No final do concerto, num gesto de reconhecimento e gratidão, Bia Ferreira pediu que seu agente subisse ao palco. Ele agradeceu ao público, aos músicos, e a todos os envolvidos por compartilharem os riscos e a visão de introduzir Bia Ferreira no cenário musical português, uma aposta que demonstrou não apenas coragem, mas também uma profunda crença no poder transformador da música e das mensagens da artista.

Através de suas letras, Bia estabelece um diálogo com o público, mesclando ritmos envolventes com palavras que provocam reflexão. A palavra poética, tão central em sua obra, serve como uma ferramenta poderosa que incita à reflexão, desafiando o público a questionar e a repensar suas perspectivas sobre a sociedade, o amor e a justiça.

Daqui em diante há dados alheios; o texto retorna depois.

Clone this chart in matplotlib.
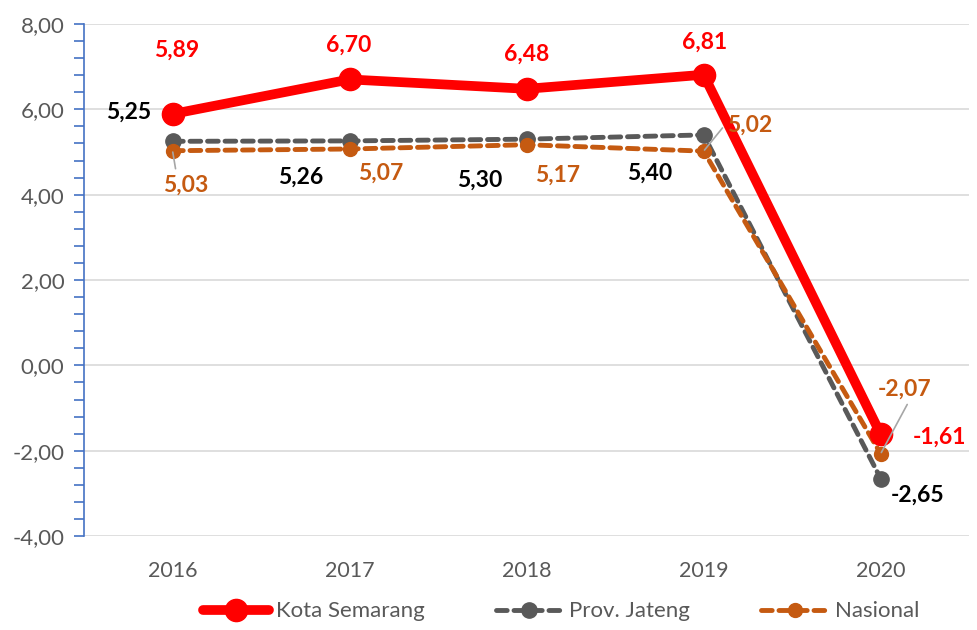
import matplotlib
matplotlib.use('Agg')
import matplotlib.pyplot as plt
from matplotlib.ticker import MultipleLocator, FuncFormatter

# Data
years = ['2016', '2017', '2018', '2019', '2020']
kota_semarang = [5.89, 6.70, 6.48, 6.81, -1.61]
prov_jateng = [5.25, 5.26, 5.30, 5.40, -2.65]
nasional = [5.03, 5.07, 5.17, 5.02, -2.07]

RED = '#FF0000'
GRAY = '#595959'
ORANGE = '#C55A11'
AXIS_BLUE = '#4472C4'

plt.rcParams['font.family'] = ['Lato', 'DejaVu Sans']

fig = plt.figure(figsize=(9.77, 6.3), dpi=100)
ax = fig.add_axes([0.086, 0.149, 0.906, 0.813])

x = list(range(len(years)))

ax.plot(x, nasional, color=ORANGE, lw=3.5, ls=(0, (2.2, 1.4)),
        dash_capstyle='round', marker='o', ms=10, label='Nasional', zorder=3)
ax.plot(x, prov_jateng, color=GRAY, lw=3.5, ls=(0, (2.2, 1.4)),
        dash_capstyle='round', marker='o', ms=11, label='Prov. Jateng', zorder=2)
ax.plot(x, kota_semarang, color=RED, lw=7, marker='o', ms=16,
        label='Kota Semarang', zorder=4, solid_capstyle='round')


def fmt(v):
    return f'{v:.2f}'.replace('.', ',')


# label offsets in pixels (dx, dy)
red_off = [(4, 64), (-1, 34), (0, 35), (1, 33), (59, -3)]
gray_off = [(-44, 29), (-49, -36), (-47, -41), (-54, -38), (37, -17)]
orange_off = [(13, -34), (31, -24), (31, -30), (46, 26), (24, 65)]
# where the leader line leaves the label (relative position), None = no leader
leader = [(0.3, 1.0), None, None, (-0.05, 0.5), (0.6, 0.0)]

for i in x:
    ax.annotate(fmt(kota_semarang[i]), (i, kota_semarang[i]), xytext=red_off[i],
                textcoords='offset pixels', ha='center', va='center',
                color=RED, fontsize=16.5, fontweight='bold', zorder=6)
    ax.annotate(fmt(prov_jateng[i]), (i, prov_jateng[i]), xytext=gray_off[i],
                textcoords='offset pixels', ha='center', va='center',
                color='black', fontsize=16.5, fontweight='bold', zorder=6)
    props = None
    if leader[i] is not None:
        props = dict(arrowstyle='-', color='#A6A6A6', lw=1.2, shrinkA=2,
                     shrinkB=1, relpos=leader[i])
    ax.annotate(fmt(nasional[i]), (i, nasional[i]), xytext=orange_off[i],
                textcoords='offset pixels', ha='center', va='center',
                color=ORANGE, fontsize=16.5, fontweight='bold', zorder=6,
                arrowprops=props)

ax.set_xlim(-0.5, 4.5)
ax.set_ylim(-4, 8)
ax.set_xticks(x)
ax.set_xticklabels(years)
ax.yaxis.set_major_locator(MultipleLocator(2))
ax.yaxis.set_minor_locator(MultipleLocator(0.4))
ax.yaxis.set_major_formatter(FuncFormatter(lambda v, p: fmt(v)))

ax.grid(axis='y', which='major', color='#D9D9D9', lw=1.2, zorder=0)
ax.set_axisbelow(True)
for s in ['top', 'right', 'bottom']:
    ax.spines[s].set_visible(False)
ax.spines['left'].set_color(AXIS_BLUE)
ax.spines['left'].set_linewidth(1.2)

ax.tick_params(axis='y', which='both', color=AXIS_BLUE, direction='out',
               labelcolor=GRAY, labelsize=16, width=1.2, pad=7)
ax.tick_params(axis='y', which='major', length=7)
ax.tick_params(axis='y', which='minor', length=7)
ax.tick_params(axis='x', length=0, labelcolor=GRAY, labelsize=15.5, pad=18)

handles, labels = ax.get_legend_handles_labels()
order = [2, 1, 0]
fig.legend([handles[k] for k in order], [labels[k] for k in order],
           loc='lower center', bbox_to_anchor=(0.574, -0.018), ncol=3,
           frameon=False, fontsize=16, labelcolor=GRAY, handlelength=3.0,
           columnspacing=3.2, handletextpad=0.3)

fig.savefig('out.png', dpi=100)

A noite terminou com uma energia contagiante, reflectindo a essência do que Bia Ferreira trouxe para o palco do Musicbox. À medida que as pessoas saíam, elas cantavam "Xaramanaia!", um refrão que se tornou um mantra da noite, simbolizando a ideia de deixar para trás as frustrações e desafios, para abraçar o que de melhor o mundo tem a oferecer. Esse momento colectivo de alegria e união destacou o impacto emocional e cultural de sua música e palavras, reforçando a mensagem de que, independentemente das adversidades, é possível seguir em frente com positividade e esperança.